“OUR interpreters were shrieking and the look of panic on the faces of company staff we were meeting told us it was bad,” is how a Hawick mill boss described the terrifying moment he found himself caught up in the earthquake which rocked Japan last week.
Although Nick Bannerman, managing director of Johnstons, had been in a business meeting several hundred miles away from the area worst affected by last Friday’s enormous 9.0 magnitude quake, he has told of how he found himself high up in a skyscaper as a powerful aftershock hit.
Mr Bannerman, who was in the Far East for a week in his role as a non-executive director of the Baillie Gifford Japan Trust, which invests in Japanese companies, as well as meeting with the Johnstons Japan sales manager in Tokyo, told the Hawick News: “I had been in Tokyo until Thursday where we felt an aftershock after the first earthquake had hit the Sendai area the day before.”
He had also been awoken through the night by numerous aftershocks which made his hotel building creak and sway.
But describing the following day which would bring catastrophe to Japan, Mr Bannerman said: “Luckily we had moved south to Osaka, but were in a meeting when the big one hit.
“Although were in Kyoto, 600 miles south of Sendai, the aftershock was still very strong.
“On both days we were in office blocks at around the 20th floor and it felt like being on a boat, quite queasy, as the room started to move and the building swayed then shook.”
With the Japanese people around him visibly shocked, Mr Bannerman also admitted it was unnerving. He said: “I remember thinking there’s little I can do if this goes wrong, being so far up in a building. Everyone was very scared, and our interpreter, with two small kids at home, was frantically trying to get through on her phone to check they were okay.”
Friday’s earthquake measured as the worst in Japan since records began, and as the scale of the disaster began to esculate, Mr Bannerman has revealed that some of those directly in the path of the deadly wave that followed only had seven minutes to save themselves. He explained: “The tsunami warning was sent out three minutes after the quake and cut across all television and radio programmes, plus towns usually have warning sirens, but it hit seven minutes later, which is simply too fast for many to get clear.”

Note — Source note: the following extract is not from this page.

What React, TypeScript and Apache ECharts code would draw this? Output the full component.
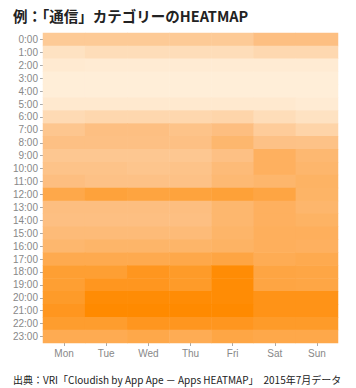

And highlighting the gravity of the scenario, the Mansfield Road boss said he compared it to only having five minutes to get into the hills around Hawick on a Friday afternoon while trying to find family. “It doesn’t bear thinking about,” he added
This point was the final day of the week-long business trip and everyone was able to fly out of Kansai Airport the following morning, as Tokyo’s airport was closed. And Mr Bannerman was relieved to hear his Johnstons colleague in Tokyo, Hiro Yamaguchi – where the aftershock had been a lot worse – was also safe.
Having arrived back home himself on Saturday night, the factory boss reflected: “People were obviously shocked and upset in Japan, but their resilience and polite manner in the face of such tragedy is quite humbling.”